Des hits en pagaille, des invités en feux
Les invités jouent un rôle capital dans l’album de Snoop. La famille de la G-Funk qui est réunie sur ce disque fait peut-être la meilleure performance de toute l’histoire des guest list du rap, en terme de cohérence avec l’ambiance et de valeur ajoutée au projet. Dr.Dre fait quelques apparitions vocales, sur ”G Funk Intro” et ”What’s my Name ?’‘, mais on retrouve surtout Daz Dillinger et Kurupt de Tha Dogg Pound à plusieurs reprises, avec à chaque fois cette complémentarité entre tous les MCs, comme sur le morceau ”Doggy Doggy World’‘.
Nate Dogg est évidemment de la partie pour le méga hit ”Ain’t No Fun (In the Homies can’t have none)”, un hymne à la fête et au cul, qui fait partie des titres qui ont le plus tourné, avec Warren G et Kurupt. Warren G qui est également présent dans le ”Bathtub”, l’introduction de ‘l’album, aux côtés de Snoop. Les interlude parlées sont d’ailleurs toujours assez incroyables, soit très drôles, soit servant à poser l’ambiance, soit pour augmenter le côté egotrip, et à chaque fois, elles sont toutes très réussies.

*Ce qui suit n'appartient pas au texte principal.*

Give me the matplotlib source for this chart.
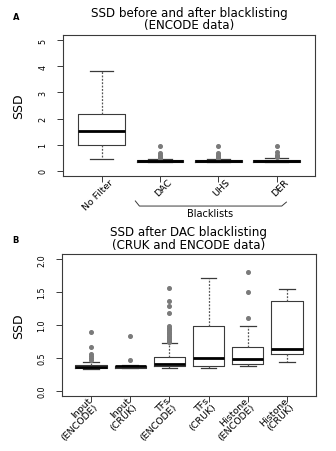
import matplotlib
matplotlib.use("Agg")
import matplotlib.pyplot as plt
import matplotlib.transforms as mtransforms

# Panel A: SSD before/after blacklisting (ENCODE)
a_labels = ["No Filter", "DAC", "UHS", "DER"]
a_whislo = [0.45, 0.32, 0.32, 0.32]
a_q1 = [0.98, 0.34, 0.34, 0.34]
a_med = [1.52, 0.37, 0.37, 0.38]
a_q3 = [2.18, 0.40, 0.40, 0.41]
a_whishi = [3.82, 0.44, 0.44, 0.49]
a_fliers = [[],
            [0.47, 0.50, 0.53, 0.57, 0.62, 0.69, 0.93],
            [0.47, 0.50, 0.53, 0.57, 0.62, 0.69, 0.93],
            [0.53, 0.57, 0.62, 0.70, 0.93]]
a_yticks = [0, 1, 2, 3, 4, 5]
a_title = "SSD before and after blacklisting\n(ENCODE data)"

# Panel B: SSD after DAC blacklisting (CRUK + ENCODE)
b_labels = ["Input\n(ENCODE)", "Input\n(CRUK)", "TFs\n(ENCODE)", "TFs\n(CRUK)",
            "Histone\n(ENCODE)", "Histone\n(CRUK)"]
b_whislo = [0.33, 0.35, 0.35, 0.34, 0.37, 0.43]
b_q1 = [0.34, 0.35, 0.38, 0.38, 0.41, 0.56]
b_med = [0.36, 0.37, 0.41, 0.50, 0.49, 0.63]
b_q3 = [0.39, 0.38, 0.52, 0.99, 0.66, 1.37]
b_whishi = [0.43, 0.39, 0.72, 1.71, 0.99, 1.55]
b_fliers = [[0.47, 0.50, 0.53, 0.56, 0.67, 0.90],
            [0.47, 0.83],
            [0.74, 0.76, 0.78, 0.80, 0.82, 0.84, 0.86, 0.88, 0.90, 0.92, 0.94,
             0.96, 0.98, 1.18, 1.29, 1.36, 1.57],
            [],
            [1.11, 1.51, 1.81],
            []]
b_yticks = [0.0, 0.5, 1.0, 1.5, 2.0]
b_title = "SSD after DAC blacklisting\n(CRUK and ENCODE data)"

edge = "#3a3a3a"


def make_stats(labels, wlo, q1, med, q3, whi, fl):
    out = []
    for i in range(len(labels)):
        out.append(dict(label=labels[i], whislo=wlo[i], q1=q1[i], med=med[i],
                        q3=q3[i], whishi=whi[i], fliers=fl[i]))
    return out


def draw_panel(ax, stats, yticks, ylim, title, dx, dy):
    n = len(stats)
    ax.bxp(stats, positions=range(1, n + 1), widths=0.8,
           boxprops=dict(color=edge, lw=0.8),
           medianprops=dict(color="black", lw=2.0),
           whiskerprops=dict(color="#555555", lw=0.9, linestyle=(0, (1.5, 1.2))),
           capprops=dict(color=edge, lw=0.9),
           capwidths=0.4,
           flierprops=dict(marker="o", markersize=2.6, markerfacecolor="#7a7a7a",
                           markeredgecolor="#7a7a7a", linestyle="none"))
    ext = 0.04 * n
    ax.set_xlim(0.5 - ext, n + 0.5 + ext)
    ax.set_ylim(*ylim)
    ax.set_yticks(yticks)
    ax.set_yticklabels([str(t) if isinstance(t, int) else "%.1f" % t for t in yticks],
                       rotation=90, va="center", fontsize=5.8)
    ax.tick_params(axis="y", length=4.3, width=0.7, color=edge, pad=7)
    ax.tick_params(axis="x", length=4.3, width=0.7, color=edge, pad=0)
    ax.set_xticks(range(1, n + 1))
    ax.set_xticklabels([s["label"] for s in stats], rotation=45, ha="right",
                       va="center", rotation_mode="anchor", fontsize=6.8,
                       linespacing=0.95)
    # R-style placement of the rotated labels
    off = mtransforms.ScaledTranslation(dx / 100.0, dy / 100.0, ax.figure.dpi_scale_trans)
    for lab in ax.get_xticklabels():
        lab.set_transform(lab.get_transform() + off)
    for sp in ax.spines.values():
        sp.set_linewidth(0.8)
        sp.set_color(edge)
    ax.text(0.5, 1.025, title, transform=ax.transAxes, ha="center", va="bottom",
            fontsize=8.6, linespacing=0.95)


fig = plt.figure(figsize=(3.36, 4.52), dpi=100)
axA = fig.add_axes([0.1875, 0.6084, 0.75, 0.312])
axB = fig.add_axes([0.1845, 0.1217, 0.756, 0.314])

draw_panel(axA, make_stats(a_labels, a_whislo, a_q1, a_med, a_q3, a_whishi, a_fliers),
           a_yticks, (-0.2, 5.2), a_title, 10.5, 1.5)
draw_panel(axB, make_stats(b_labels, b_whislo, b_q1, b_med, b_q3, b_whishi, b_fliers),
           b_yticks, (-0.08, 2.08), b_title, 2.5, 0.5)

# bracket under the blacklist categories
tr = mtransforms.blended_transform_factory(axA.transData, axA.transAxes)
axA.plot([1.58, 1.65, 4.09, 4.17], [-0.177, -0.213, -0.213, -0.185], transform=tr,
         color=edge, lw=0.7, clip_on=False)
axA.text(2.86, -0.228, "Blacklists", transform=tr, ha="center", va="top", fontsize=7)

fig.text(0.054, 0.764, "SSD", rotation=90, ha="center", va="center", fontsize=9)
fig.text(0.054, 0.279, "SSD", rotation=90, ha="center", va="center", fontsize=9)
fig.text(0.047, 0.962, "A", ha="center", va="center", fontsize=6, weight="bold")
fig.text(0.047, 0.467, "B", ha="center", va="center", fontsize=6, weight="bold")

fig.savefig("out.png", dpi=100)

The Lady of Rage, Nancy Fletcher, Tony Green et D.O.C. , le grand pote de Dr.Dre, viennent compléter une famille West Coast déjà bien remplie. Le résultat, ce sont des hits en pagaille, à un point où presque un titre sur deux est un hit et un single potentiel. Quand on réécoute aujourd’hui, ça n’a pas pris une ride : ”G Funk Intro”, ”Gin and Juice”, ”What’s My Name”, ”Ain’t no Fun”, ”Doggy Dogg World”, et même ”Murder Was The Case” qui a plus tard inspiré un film, sont autant de hits présents sur les 13 pistes de ”Doggysyle”. Un album court, certes, mais sans aucune fausse note, ce qui en fait un des disques les plus réussis de l’histoire du rap. Le meilleur de Snoop, à n’en pas douter.